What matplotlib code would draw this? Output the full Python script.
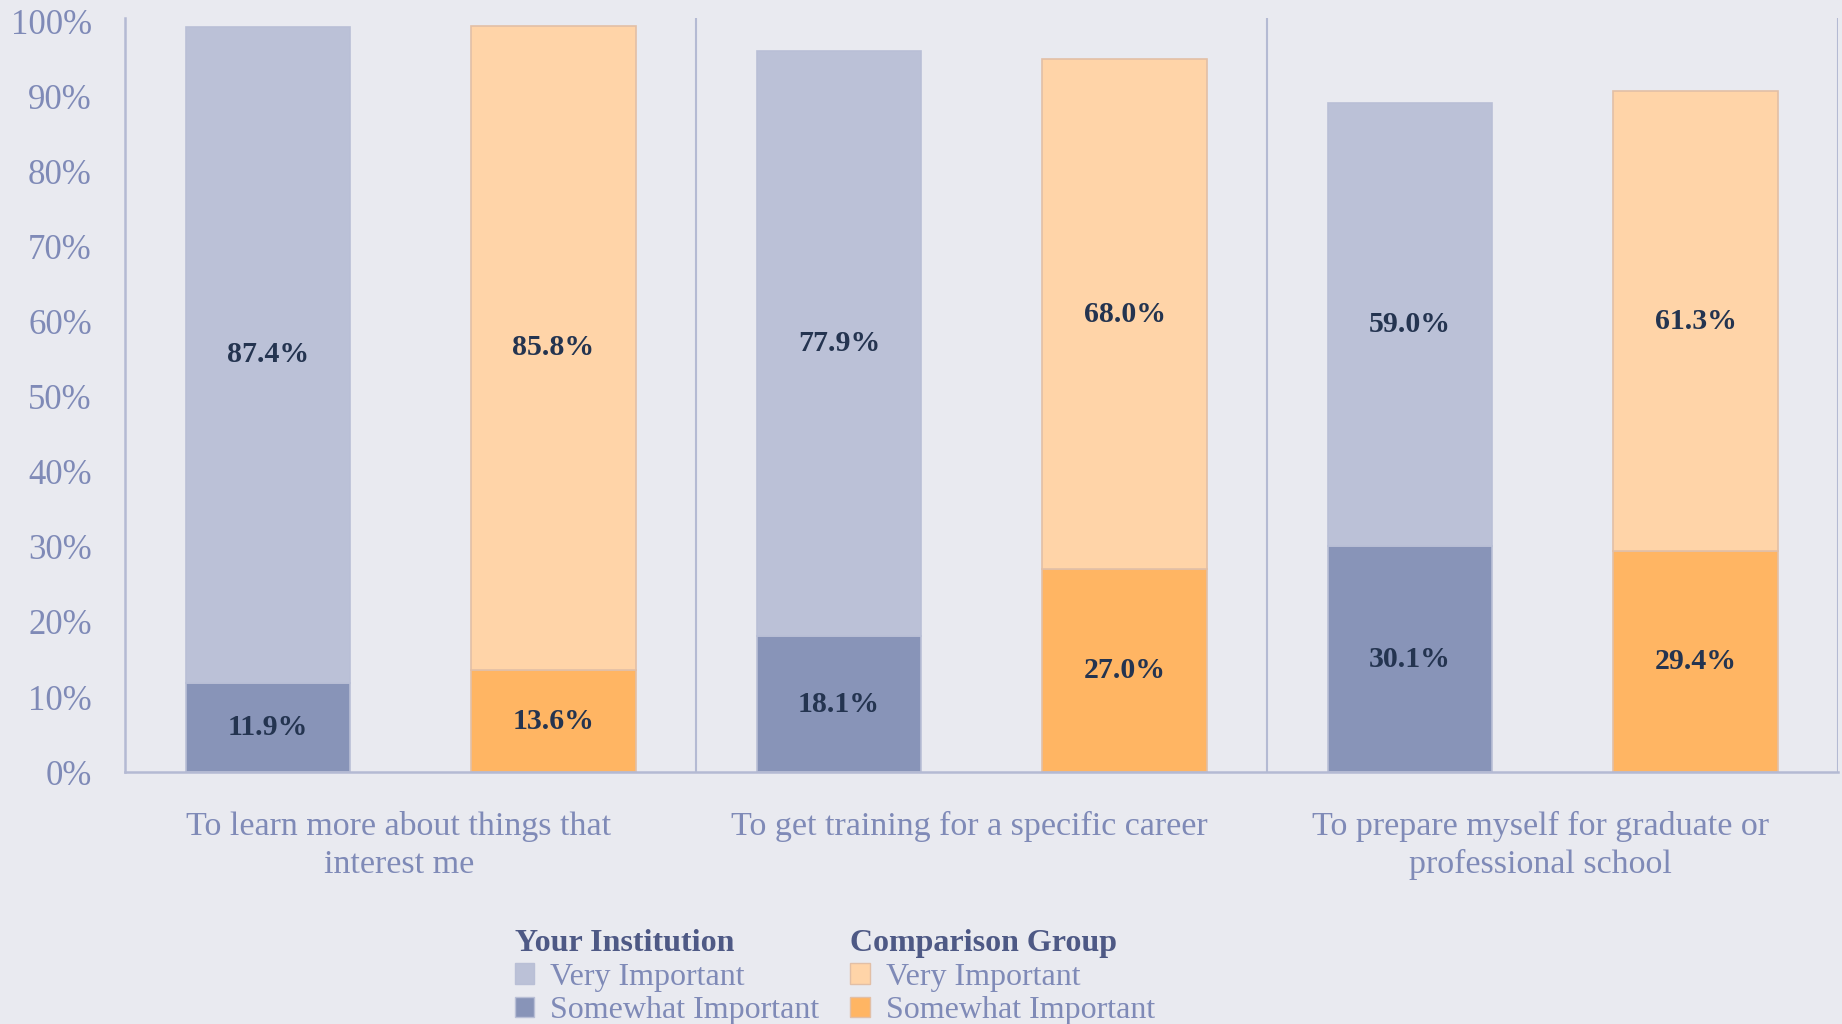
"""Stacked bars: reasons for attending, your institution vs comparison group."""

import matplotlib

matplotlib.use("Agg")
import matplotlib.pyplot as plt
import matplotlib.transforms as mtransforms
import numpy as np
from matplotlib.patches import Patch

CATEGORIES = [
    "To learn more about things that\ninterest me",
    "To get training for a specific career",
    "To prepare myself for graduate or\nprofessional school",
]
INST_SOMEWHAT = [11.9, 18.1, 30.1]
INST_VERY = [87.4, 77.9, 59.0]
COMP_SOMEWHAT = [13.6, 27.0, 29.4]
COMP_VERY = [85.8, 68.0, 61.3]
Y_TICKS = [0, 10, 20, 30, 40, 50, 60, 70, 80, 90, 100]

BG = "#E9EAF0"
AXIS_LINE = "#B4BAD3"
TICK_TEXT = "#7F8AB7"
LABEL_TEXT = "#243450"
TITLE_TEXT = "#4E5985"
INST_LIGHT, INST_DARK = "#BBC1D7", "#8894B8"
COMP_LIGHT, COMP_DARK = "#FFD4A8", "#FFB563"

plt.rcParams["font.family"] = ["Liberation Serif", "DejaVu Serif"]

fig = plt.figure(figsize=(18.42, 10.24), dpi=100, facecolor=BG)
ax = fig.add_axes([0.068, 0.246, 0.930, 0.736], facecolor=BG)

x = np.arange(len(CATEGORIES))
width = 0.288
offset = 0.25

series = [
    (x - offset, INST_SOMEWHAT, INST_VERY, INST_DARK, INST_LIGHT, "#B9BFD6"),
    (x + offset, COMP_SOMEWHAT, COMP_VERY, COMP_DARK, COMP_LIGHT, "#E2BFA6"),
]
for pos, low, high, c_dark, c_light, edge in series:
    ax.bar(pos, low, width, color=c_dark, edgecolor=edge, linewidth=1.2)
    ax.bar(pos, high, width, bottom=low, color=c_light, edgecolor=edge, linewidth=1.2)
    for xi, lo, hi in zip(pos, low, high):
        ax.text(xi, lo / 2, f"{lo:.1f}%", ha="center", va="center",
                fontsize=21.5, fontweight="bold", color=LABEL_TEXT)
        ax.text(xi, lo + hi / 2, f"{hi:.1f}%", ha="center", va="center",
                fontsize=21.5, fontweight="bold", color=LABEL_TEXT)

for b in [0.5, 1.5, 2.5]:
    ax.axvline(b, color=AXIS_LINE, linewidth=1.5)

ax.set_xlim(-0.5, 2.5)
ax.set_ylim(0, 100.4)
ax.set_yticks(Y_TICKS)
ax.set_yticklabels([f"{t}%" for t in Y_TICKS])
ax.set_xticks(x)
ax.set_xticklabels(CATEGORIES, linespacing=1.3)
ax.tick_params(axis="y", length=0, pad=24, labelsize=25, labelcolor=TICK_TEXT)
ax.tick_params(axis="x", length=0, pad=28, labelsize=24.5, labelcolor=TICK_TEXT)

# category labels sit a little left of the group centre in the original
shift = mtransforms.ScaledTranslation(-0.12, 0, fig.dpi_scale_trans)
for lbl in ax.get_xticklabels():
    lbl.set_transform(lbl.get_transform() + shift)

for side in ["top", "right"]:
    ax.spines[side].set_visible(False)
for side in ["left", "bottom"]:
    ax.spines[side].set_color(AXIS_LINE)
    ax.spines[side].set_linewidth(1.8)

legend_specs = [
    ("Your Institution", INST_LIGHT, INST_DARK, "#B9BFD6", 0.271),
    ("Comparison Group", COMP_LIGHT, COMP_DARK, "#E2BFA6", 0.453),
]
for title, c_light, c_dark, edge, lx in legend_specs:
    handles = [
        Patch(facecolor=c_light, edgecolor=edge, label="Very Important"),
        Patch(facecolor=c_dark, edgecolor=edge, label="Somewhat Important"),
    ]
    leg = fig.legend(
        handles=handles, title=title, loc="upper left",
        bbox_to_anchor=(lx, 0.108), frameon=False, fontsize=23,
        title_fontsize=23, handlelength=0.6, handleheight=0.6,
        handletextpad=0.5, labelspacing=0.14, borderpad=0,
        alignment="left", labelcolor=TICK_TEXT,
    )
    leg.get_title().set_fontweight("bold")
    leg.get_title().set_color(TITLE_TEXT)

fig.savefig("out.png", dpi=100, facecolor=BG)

▬▬▬

Work out how many lines of the listing above include the word "matplotlib". Report only the number.

6